----- LISTING
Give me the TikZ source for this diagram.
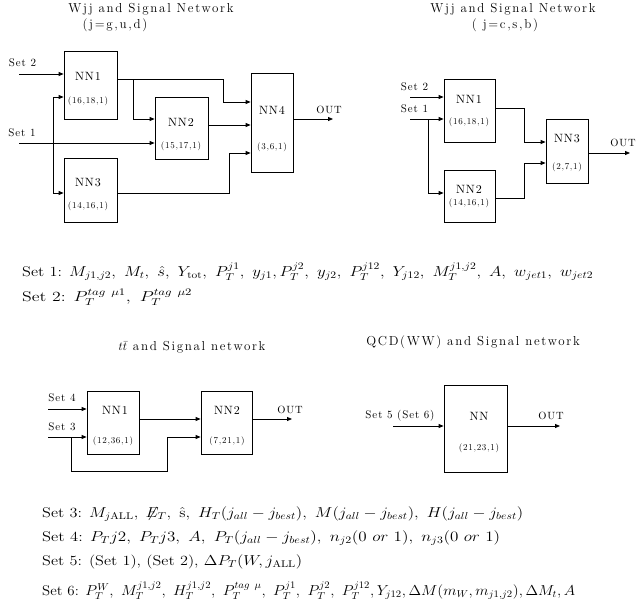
\documentclass[tikz,border=0pt]{standalone}
\usepackage{fontspec}
\usepackage{graphicx}
\newfontfamily\ttlfont{lmroman12-regular.otf}[LetterSpace=13]
\newfontfamily\lblfont{lmroman10-regular.otf}[LetterSpace=8]
\usetikzlibrary{arrows.meta}

\begin{document}
\begin{tikzpicture}[x=1pt,y=-1pt,
  every node/.style={inner sep=0pt},
  nnbox/.style={rectangle,draw=black,line width=0.8pt},
  nnlab/.style={font=\lblfont\fontsize{12}{14}\selectfont},
  nnpar/.style={font=\lblfont\fontsize{9}{10}\selectfont},
  ttl/.style={font=\ttlfont\fontsize{13}{15}\selectfont},
  inlab/.style={font=\lblfont\fontsize{11}{13}\selectfont},
  outlab/.style={font=\lblfont\fontsize{10.5}{12}\selectfont},
  settxt/.style={font=\fontsize{14}{16}\selectfont,anchor=west},
  arr/.style={-{Triangle[length=5pt,width=4pt]},line width=0.8pt},
]
\useasboundingbox (0,0) rectangle (637,613);

% --- Wjj network, j=g,u,d
\node[ttl] at (151,9)  (atitle) {Wjj and Signal Network};
\node[ttl] at (115,25) (asub)   {(j=g,u,d)};
\node[nnbox,minimum width=53pt,minimum height=68pt] at (90.5,85)   (a1) {};
\node[nnbox,minimum width=53pt,minimum height=62pt] at (181.5,128) (a2) {};
\node[nnbox,minimum width=53pt,minimum height=64pt] at (90.5,190)  (a3) {};
\node[nnbox,minimum width=42pt,minimum height=99pt] at (272,122.5) (a4) {};
\node[nnlab] at (88,76)   (a1l) {NN1};
\node[nnpar] at (88,101)  (a1p) {(16,18,1)};
\node[nnlab] at (181,122) (a2l) {NN2};
\node[nnpar] at (181,146) (a2p) {(15,17,1)};
\node[nnlab] at (88,183)  (a3l) {NN3};
\node[nnpar] at (88,206)  (a3p) {(14,16,1)};
\node[nnlab] at (272,110) (a4l) {NN4};
\node[nnpar] at (272,147) (a4p) {(3,6,1)};
\node[inlab] at (22.5,63) (aset2) {Set 2};
\node[inlab] at (22,133)  (aset1) {Set 1};
\node[outlab] at (329,110) (aoutl) {OUT};
\coordinate (a2in) at (19,74);
\coordinate (a1in) at (19,143);
\coordinate (aout) at (333,119);
\draw[arr] (a2in) -- (a2in -| a1.west);
\draw[arr] (a1in) -- (a1in -| a2.west);
\draw[arr] (53,143) -- (53,97) -- (a1.west |- 0,97);
\draw[arr] (53,143) |- (a3.west |- 0,193);
\draw[arr] (a1.east |- 0,79) -| (223,102) -- (a4.west |- 0,102);
\draw[arr] (133,79) |- (a2.west |- 0,119);
\draw[arr] (a2.east |- 0,125) -- (a4.west |- 0,125);
\draw[arr] (a3.east |- 0,193) -| (229,153) -- (a4.west |- 0,153);
\draw[arr] (a4.east |- aout) -- (aout);

% --- Wjj network, j=c,s,b
\node[ttl] at (513,9)  (btitle) {Wjj and Signal Network};
\node[ttl] at (505,25) (bsub)   {( j=c,s,b)};
\node[nnbox,minimum width=51pt,minimum height=63pt] at (469.5,110.5) (b1) {};
\node[nnbox,minimum width=51pt,minimum height=52pt] at (469.5,196)   (b2) {};
\node[nnbox,minimum width=42pt,minimum height=64pt] at (567,151)     (b3) {};
\node[nnlab] at (469,99)  (b1l) {NN1};
\node[nnpar] at (469,122) (b1p) {(16,18,1)};
\node[nnlab] at (469,189) (b2l) {NN2};
\node[nnpar] at (469,203) (b2p) {(14,16,1)};
\node[nnlab] at (567,139) (b3l) {NN3};
\node[nnpar] at (567,167) (b3p) {(2,7,1)};
\node[inlab] at (414.5,87)  (bset2) {Set 2};
\node[inlab] at (414.5,109) (bset1) {Set 1};
\node[outlab] at (623,143)  (boutl) {OUT};
\coordinate (b2in) at (410,97);
\coordinate (b1in) at (410,119);
\coordinate (bout) at (630,153);
\draw[arr] (b2in) -- (b2in -| b1.west);
\draw[arr] (b1in) -- (b1in -| b1.west);
\draw[arr] (428,119) |- (b2.west |- 0,193);
\draw[arr] (b1.east |- 0,108) -| (524,142) -- (b3.west |- 0,142);
\draw[arr] (b2.east |- 0,198) -| (524,163) -- (b3.west |- 0,163);
\draw[arr] (b3.east |- bout) -- (bout);

% --- input sets 1 and 2
\node[settxt] at (22,272) (set1) {\resizebox{571pt}{\height}{Set 1: $M_{j1,j2},\ M_t,\ \hat s,\ Y_{\rm tot},\ P_T^{j1},\ y_{j1}, P_T^{j2},\ y_{j2},\ P_T^{j12},\ Y_{j12},\ M_T^{j1,j2},\ A,\ w_{jet1},\ w_{jet2}$}};
\node[settxt] at (22,297) (set2) {\resizebox{170pt}{\height}{Set 2: $P_T^{tag\ \mu1},\ P_T^{tag\ \mu2}$}};

% --- ttbar network
\node[ttl] at (192,347) (ctitle) {$t\bar t$ and Signal network};
\node[nnbox,minimum width=52pt,minimum height=63pt] at (113,422.5)   (c1) {};
\node[nnbox,minimum width=51pt,minimum height=63pt] at (226.5,422.5) (c2) {};
\node[nnlab] at (115,410) (c1l) {NN1};
\node[nnpar] at (113,441) (c1p) {(12,36,1)};
\node[nnlab] at (227,410) (c2l) {NN2};
\node[nnpar] at (227,441) (c2p) {(7,21,1)};
\node[inlab] at (62,398)  (cset4) {Set 4};
\node[inlab] at (62,427)  (cset3) {Set 3};
\node[outlab] at (290,410) (coutl) {OUT};
\coordinate (c4in) at (48,409);
\coordinate (c3in) at (48,437);
\coordinate (cout) at (292,419);
\draw[arr] (c4in) -- (c4in -| c1.west);
\draw[arr] (c3in) -- (c3in -| c1.west);
\draw[arr] (71,437) |- (167,471) |- (c2.west |- 0,437);
\draw[arr] (c1.east |- 0,419) -- (c2.west |- 0,419);
\draw[arr] (c2.east |- cout) -- (cout);

% --- QCD(WW) network
\node[ttl] at (473,342) (dtitle) {QCD(WW) and Signal network};
\node[nnbox,minimum width=63pt,minimum height=87pt] at (475.5,428.5) (d) {};
\node[nnlab] at (479,416) (dl) {NN};
\node[nnpar] at (479,448) (dp) {(21,23,1)};
\node[inlab] at (400,416) (dset5) {Set 5 (Set 6)};
\node[outlab] at (551,416) (doutl) {OUT};
\coordinate (din)  at (393,426);
\coordinate (dout) at (560,426);
\draw[arr] (din) -- (din -| d.west);
\draw[arr] (d.east |- dout) -- (dout);

% --- input sets 3 to 6
\node[settxt] at (42,514) (set3) {\resizebox{481pt}{\height}{Set 3: $M_{j\rm ALL},\ \not\!\!E_T,\ \hat{\rm s},\ H_T(j_{all}-j_{best}),\ M(j_{all}-j_{best}),\ H(j_{all}-j_{best})$}};
\node[settxt] at (42,538) (set4) {\resizebox{458pt}{\height}{Set 4: $P_Tj2,\ P_Tj3,\ A,\ P_T(j_{all}-j_{best}),\ n_{j2}(0\ or\ 1),\ n_{j3}(0\ or\ 1)$}};
\node[settxt] at (42,562) (set5) {\resizebox{260pt}{\height}{Set 5: (Set 1), (Set 2), $\Delta P_T(W,j_{\rm ALL})$}};
\node[settxt] at (42,591) (set6) {\resizebox{533pt}{\height}{Set 6: $P_T^W,\ M_T^{j1,j2},\ H_T^{j1,j2},\ P_T^{tag\ \mu},\ P_T^{j1},\ P_T^{j2},\ P_T^{j12}, Y_{j12}, \Delta M(m_W,m_{j1,j2}), \Delta M_t, A$}};
\end{tikzpicture}
\end{document}
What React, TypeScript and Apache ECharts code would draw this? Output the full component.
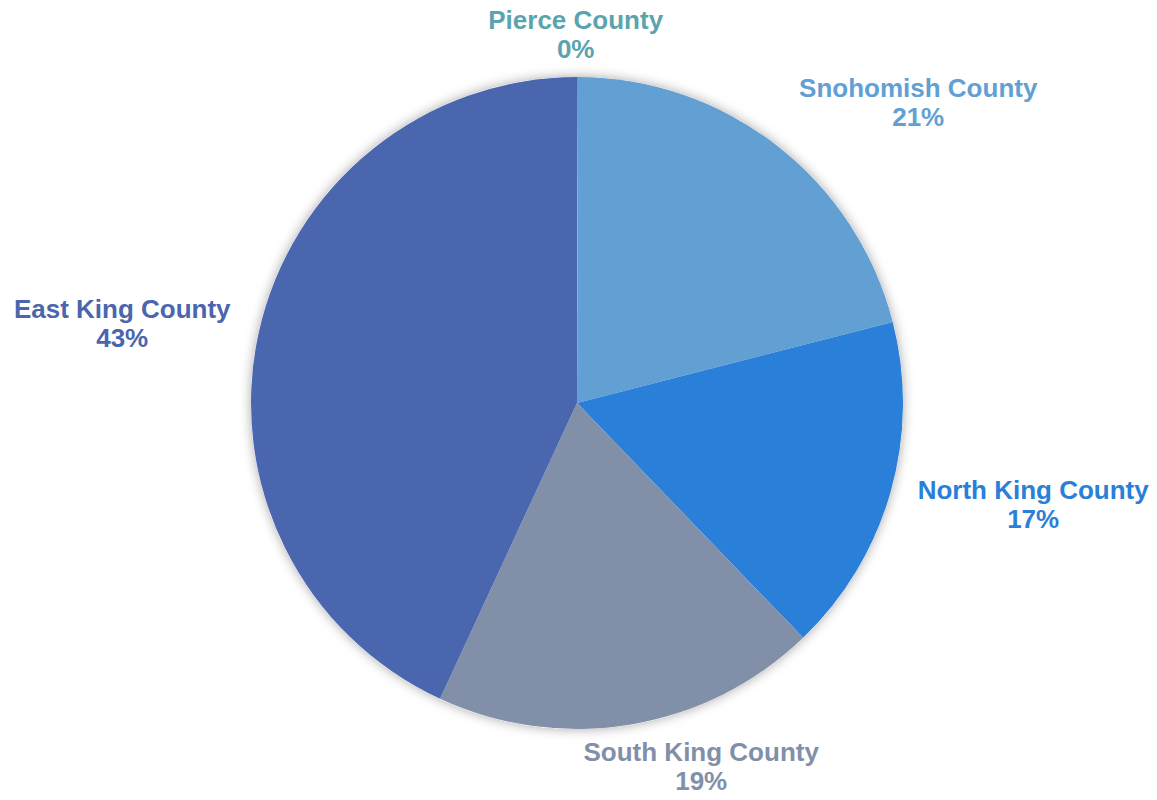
----------
▸ **WHAT IS ASKED**
Copy each line of the entries that includes the word "this".

▸ **REPLY**
Give me the TikZ source for this diagram.
What React, TypeScript and Apache ECharts code would draw this? Output the full component.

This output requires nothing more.